One tax increase measure is a three-eighths of a cent that would go directly toward the construction of a new treatment facility. It would sunset in 42 years. The other five-eighths of a cent increase would be used for sewer and water system maintenance in compliance with the CAO, asphalt upgrades, sanitation and mosquito control. If this sales tax increase is passed, the $12 per month per customer sanitation charge would be removed from customers’ bills, along with the $1.50 mosquito coverage charge.
City voters will decide on the tax bumps during the May 22 primary election. There was a push to hold a special election, but voting on the two measures during the primary will save money and allow a greater number of voters to weigh in, the mayor said.
If the two taxes are approved, it’s estimated Walnut Ridge residents will in 2019 save a combined $750,000 from the rescinded sanitation and mosquito fees and the fees that would have to be imposed if the tax hikes are rejected, Snapp said.
“We’ve been working on this for some time. It’s a problem that we have to fix one way or the other. The sales tax increase will allow our infrastructure to grow. We want to let the voters decide,” Snapp said.
The project could be paid for with a loan from the United States Department of Agriculture Rural Development. The funding stream must have it paid back in 40 years, according to the agency. A contingency fund to repair potential sewer line degrades during the life of the loan also must be established. ADEQ has given the city until April to formulate a plan to deal with these issues, Snapp said.

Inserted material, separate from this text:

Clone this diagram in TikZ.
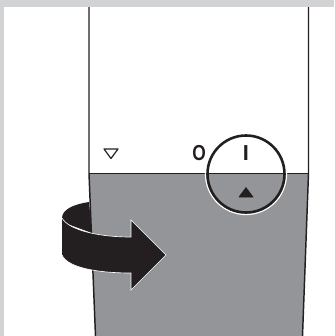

Walnut Ridge is the county seat in Lawrence County and is its largest city with approximately 5,300 residents. It accounts for about half the county’s sales tax base, and it has a total $0.10 per dollar sales tax. Each cent of local sales tax generated $884,000 in sales tax revenue in 2017. The city’s 2018 budget is about $2.3 million, and the city has 32 employees, a 20% decrease since Snapp took office in 2015. Snapp serves also as the city’s street and parks director, a previously salaried position.

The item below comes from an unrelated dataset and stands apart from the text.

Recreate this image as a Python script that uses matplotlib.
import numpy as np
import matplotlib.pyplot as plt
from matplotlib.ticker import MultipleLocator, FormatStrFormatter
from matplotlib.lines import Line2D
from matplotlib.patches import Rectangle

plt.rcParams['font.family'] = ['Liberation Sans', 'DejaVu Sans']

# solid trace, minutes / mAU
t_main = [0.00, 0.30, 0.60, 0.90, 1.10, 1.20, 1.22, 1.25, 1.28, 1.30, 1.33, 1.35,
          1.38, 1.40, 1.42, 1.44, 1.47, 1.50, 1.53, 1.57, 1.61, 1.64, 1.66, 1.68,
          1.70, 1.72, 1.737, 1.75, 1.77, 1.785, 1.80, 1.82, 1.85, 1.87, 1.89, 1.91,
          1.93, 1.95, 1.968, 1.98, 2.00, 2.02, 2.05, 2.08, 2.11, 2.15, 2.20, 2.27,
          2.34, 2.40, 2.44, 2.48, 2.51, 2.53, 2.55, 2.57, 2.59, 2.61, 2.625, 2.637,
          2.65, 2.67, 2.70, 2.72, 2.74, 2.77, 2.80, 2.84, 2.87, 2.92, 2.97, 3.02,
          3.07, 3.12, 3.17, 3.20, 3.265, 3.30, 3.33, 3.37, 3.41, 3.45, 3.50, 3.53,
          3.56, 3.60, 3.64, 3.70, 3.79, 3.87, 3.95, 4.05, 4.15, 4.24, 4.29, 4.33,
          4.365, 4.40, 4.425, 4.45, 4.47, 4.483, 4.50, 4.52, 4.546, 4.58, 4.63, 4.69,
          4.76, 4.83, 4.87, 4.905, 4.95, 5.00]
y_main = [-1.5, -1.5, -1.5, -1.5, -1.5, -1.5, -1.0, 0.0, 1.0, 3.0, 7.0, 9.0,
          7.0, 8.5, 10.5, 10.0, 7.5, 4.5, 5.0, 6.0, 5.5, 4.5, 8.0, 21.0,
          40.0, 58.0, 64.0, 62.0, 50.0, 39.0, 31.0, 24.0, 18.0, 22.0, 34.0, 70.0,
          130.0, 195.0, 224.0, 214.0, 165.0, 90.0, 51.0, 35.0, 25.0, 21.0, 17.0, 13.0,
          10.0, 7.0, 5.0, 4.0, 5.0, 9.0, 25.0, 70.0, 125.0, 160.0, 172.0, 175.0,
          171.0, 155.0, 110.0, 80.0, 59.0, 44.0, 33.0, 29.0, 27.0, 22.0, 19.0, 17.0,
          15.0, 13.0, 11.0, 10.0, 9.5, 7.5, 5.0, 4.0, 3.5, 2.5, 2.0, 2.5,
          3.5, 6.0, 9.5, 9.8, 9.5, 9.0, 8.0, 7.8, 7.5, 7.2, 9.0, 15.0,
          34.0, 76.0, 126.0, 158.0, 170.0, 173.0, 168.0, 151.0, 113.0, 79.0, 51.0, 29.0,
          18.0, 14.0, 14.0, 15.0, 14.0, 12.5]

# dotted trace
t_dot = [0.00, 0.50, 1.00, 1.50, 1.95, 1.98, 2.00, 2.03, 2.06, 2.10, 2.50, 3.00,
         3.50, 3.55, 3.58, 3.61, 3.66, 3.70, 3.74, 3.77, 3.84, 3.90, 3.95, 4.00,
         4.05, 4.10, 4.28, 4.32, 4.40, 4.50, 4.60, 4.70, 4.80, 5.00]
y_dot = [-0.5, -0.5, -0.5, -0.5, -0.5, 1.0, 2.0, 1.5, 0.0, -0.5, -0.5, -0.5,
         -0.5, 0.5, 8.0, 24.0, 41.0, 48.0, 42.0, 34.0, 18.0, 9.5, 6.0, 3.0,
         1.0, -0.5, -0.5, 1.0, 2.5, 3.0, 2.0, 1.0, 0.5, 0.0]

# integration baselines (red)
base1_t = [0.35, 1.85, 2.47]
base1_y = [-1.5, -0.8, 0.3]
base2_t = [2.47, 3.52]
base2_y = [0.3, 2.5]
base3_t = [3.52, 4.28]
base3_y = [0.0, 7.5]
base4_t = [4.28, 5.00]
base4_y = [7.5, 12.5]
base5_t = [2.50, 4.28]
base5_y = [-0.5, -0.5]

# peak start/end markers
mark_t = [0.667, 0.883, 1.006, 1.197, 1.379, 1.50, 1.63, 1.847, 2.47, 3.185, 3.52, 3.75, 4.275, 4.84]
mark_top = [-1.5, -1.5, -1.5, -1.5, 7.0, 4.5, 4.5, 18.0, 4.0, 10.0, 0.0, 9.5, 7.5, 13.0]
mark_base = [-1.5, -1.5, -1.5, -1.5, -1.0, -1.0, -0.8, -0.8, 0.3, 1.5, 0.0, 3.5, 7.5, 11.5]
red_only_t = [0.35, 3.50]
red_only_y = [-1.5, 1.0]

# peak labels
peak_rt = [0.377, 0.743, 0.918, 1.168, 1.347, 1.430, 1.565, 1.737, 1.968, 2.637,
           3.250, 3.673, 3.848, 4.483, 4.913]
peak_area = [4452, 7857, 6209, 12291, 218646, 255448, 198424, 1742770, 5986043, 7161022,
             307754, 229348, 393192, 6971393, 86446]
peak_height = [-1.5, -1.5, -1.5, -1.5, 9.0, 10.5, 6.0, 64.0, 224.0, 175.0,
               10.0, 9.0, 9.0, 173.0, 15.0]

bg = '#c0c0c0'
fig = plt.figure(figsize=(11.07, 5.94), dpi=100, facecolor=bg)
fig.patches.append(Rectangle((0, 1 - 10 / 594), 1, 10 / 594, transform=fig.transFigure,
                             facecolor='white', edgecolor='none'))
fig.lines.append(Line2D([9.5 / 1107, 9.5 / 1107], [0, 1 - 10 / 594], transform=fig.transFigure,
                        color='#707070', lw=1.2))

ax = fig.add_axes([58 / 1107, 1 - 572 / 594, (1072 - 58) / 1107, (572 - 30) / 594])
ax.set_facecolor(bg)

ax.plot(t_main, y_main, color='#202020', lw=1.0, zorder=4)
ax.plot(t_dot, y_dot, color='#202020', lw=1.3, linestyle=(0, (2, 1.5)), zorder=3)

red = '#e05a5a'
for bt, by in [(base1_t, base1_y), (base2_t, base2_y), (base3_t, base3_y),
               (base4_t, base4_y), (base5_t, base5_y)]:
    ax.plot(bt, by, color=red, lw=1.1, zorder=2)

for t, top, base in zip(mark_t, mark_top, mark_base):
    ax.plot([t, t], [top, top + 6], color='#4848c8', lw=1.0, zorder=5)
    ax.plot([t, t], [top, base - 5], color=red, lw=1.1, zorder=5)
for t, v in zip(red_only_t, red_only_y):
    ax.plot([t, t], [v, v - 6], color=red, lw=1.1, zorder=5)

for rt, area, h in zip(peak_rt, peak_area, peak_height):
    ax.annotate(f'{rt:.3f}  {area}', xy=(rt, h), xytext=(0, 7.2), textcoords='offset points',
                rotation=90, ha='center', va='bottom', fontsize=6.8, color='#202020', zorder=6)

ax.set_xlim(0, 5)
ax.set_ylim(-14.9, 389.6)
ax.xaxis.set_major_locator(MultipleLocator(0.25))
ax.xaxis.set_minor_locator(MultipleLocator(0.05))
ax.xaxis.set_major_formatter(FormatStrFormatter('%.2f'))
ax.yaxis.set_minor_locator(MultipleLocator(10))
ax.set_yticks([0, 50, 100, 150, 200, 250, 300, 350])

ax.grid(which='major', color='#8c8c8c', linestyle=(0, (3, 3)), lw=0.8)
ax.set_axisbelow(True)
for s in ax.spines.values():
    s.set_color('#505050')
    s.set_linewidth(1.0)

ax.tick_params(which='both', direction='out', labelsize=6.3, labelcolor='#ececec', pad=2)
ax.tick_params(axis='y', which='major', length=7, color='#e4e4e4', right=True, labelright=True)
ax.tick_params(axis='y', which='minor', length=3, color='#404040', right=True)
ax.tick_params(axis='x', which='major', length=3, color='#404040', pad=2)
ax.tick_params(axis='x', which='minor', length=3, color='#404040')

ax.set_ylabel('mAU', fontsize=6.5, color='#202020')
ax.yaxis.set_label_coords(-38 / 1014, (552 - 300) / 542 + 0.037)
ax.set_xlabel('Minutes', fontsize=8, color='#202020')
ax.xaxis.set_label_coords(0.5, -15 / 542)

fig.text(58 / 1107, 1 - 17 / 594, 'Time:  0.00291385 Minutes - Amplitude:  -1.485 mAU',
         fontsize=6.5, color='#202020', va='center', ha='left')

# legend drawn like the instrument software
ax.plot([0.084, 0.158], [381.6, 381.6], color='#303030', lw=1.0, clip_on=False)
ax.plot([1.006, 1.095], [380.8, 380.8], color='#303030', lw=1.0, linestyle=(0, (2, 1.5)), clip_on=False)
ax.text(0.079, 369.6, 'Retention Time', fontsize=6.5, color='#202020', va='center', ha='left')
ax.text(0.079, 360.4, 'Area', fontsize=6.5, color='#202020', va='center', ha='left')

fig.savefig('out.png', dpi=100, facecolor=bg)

“We’re doing more with less people,” the mayor said.
The city made a strategic error when it built its sewer treatment center back in 1994, the mayor believes. City officials opted for the cheapest option, a system with many mechanical, moving parts, Snapp said. Within a few years, the system began to degrade and leaks began to spring. Holes began to develop in sewer lines, and drains began to stop up.
Workers recently had to repair a 200-foot long sewer pipe on Old Pocahontas Road after it collapsed from a myriad of holes. Throughout the years, plumbers have punched holes in pipes throughout the city. Many just used tin to cover the hole instead of using an actual plug, Snapp said. The tin caps allow dirt and water to leak into the system and when it reaches the treatment facility it accelerates an already deteriorated system, he said.

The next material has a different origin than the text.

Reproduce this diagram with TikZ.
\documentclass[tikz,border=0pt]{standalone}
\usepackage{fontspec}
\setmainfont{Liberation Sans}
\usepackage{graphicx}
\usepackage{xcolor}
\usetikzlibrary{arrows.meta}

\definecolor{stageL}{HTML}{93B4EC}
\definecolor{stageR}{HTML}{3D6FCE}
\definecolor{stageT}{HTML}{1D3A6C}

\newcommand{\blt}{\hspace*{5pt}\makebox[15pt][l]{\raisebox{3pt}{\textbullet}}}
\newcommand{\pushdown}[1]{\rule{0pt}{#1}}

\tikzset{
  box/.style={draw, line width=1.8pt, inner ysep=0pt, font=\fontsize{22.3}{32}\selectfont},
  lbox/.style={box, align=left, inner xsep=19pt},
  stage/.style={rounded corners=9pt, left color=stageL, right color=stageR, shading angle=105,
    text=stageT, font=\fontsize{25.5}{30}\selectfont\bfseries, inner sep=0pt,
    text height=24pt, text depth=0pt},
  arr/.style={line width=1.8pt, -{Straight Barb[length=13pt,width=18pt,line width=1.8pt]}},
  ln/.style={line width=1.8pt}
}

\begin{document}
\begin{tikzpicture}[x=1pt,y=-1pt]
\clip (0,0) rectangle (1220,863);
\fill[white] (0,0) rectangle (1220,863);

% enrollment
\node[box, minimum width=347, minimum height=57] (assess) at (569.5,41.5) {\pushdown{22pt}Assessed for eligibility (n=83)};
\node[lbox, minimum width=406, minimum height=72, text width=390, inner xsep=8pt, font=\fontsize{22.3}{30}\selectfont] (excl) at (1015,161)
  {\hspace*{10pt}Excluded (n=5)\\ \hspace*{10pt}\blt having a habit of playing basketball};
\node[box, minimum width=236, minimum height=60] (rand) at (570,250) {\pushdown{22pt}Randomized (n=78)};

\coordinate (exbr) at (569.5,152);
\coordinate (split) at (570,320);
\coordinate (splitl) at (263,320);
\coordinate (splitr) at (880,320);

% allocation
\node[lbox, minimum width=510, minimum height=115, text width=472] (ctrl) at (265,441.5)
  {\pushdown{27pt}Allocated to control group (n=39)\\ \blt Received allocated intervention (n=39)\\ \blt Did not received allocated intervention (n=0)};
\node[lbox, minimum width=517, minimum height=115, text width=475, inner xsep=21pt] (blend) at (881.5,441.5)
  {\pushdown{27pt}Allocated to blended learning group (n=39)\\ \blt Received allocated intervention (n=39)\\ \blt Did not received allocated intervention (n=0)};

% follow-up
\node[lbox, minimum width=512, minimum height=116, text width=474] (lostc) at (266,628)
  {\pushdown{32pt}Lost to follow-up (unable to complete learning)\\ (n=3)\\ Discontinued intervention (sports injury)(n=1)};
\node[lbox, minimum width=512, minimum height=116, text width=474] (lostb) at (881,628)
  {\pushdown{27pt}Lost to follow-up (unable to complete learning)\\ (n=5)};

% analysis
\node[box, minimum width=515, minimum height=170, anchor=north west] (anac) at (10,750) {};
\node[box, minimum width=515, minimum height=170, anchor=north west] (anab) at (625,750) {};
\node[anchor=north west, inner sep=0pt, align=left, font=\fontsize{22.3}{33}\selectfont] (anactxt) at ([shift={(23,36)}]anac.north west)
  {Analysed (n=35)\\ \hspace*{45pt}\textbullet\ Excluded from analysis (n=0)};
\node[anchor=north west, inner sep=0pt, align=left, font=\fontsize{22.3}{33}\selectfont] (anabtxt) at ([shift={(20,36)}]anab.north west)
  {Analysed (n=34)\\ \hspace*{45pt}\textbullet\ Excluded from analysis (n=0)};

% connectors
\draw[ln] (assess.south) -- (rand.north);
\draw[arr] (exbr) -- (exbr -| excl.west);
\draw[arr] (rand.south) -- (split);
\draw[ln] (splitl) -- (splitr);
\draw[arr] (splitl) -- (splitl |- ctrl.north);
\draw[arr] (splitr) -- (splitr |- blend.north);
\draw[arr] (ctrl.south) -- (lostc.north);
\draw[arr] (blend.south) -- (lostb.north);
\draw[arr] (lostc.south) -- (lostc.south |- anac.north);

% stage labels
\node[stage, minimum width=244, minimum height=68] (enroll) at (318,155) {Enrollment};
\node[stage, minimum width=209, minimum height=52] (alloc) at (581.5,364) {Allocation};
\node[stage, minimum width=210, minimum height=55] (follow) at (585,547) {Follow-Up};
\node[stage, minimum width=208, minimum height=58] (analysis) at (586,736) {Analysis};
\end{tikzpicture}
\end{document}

“Obviously, our lines won’t last 40 years,” Snapp said. “We have to be proactive.”
If voters reject the sales tax increases, the city will have no choice but to add fees to water bills, Snapp said. The sales tax option will allow the city to maintain its infrastructure for the next 40 years. Snapp also said a sales tax has an added bonus: Visitors who buy goods and services in the city will help pay for the infrastructure improvements.
Walnut Ridge has a 3.2% unemployment rate, and if houses and multi-family housing units are built, the city will grow, Snapp said. Its proximity to Jonesboro makes it a candidate to be a bedroom community for the region’s largest city. Infrastructure improvements will be critical to maintain growth and to continue to attract new job creators to the city, he said.
“This will give us the capability to shore up our infrastructure for the next 40 years. It will allow us to grow three or four times bigger than we are right now. It seems like a no-brainer to me,” Snapp said.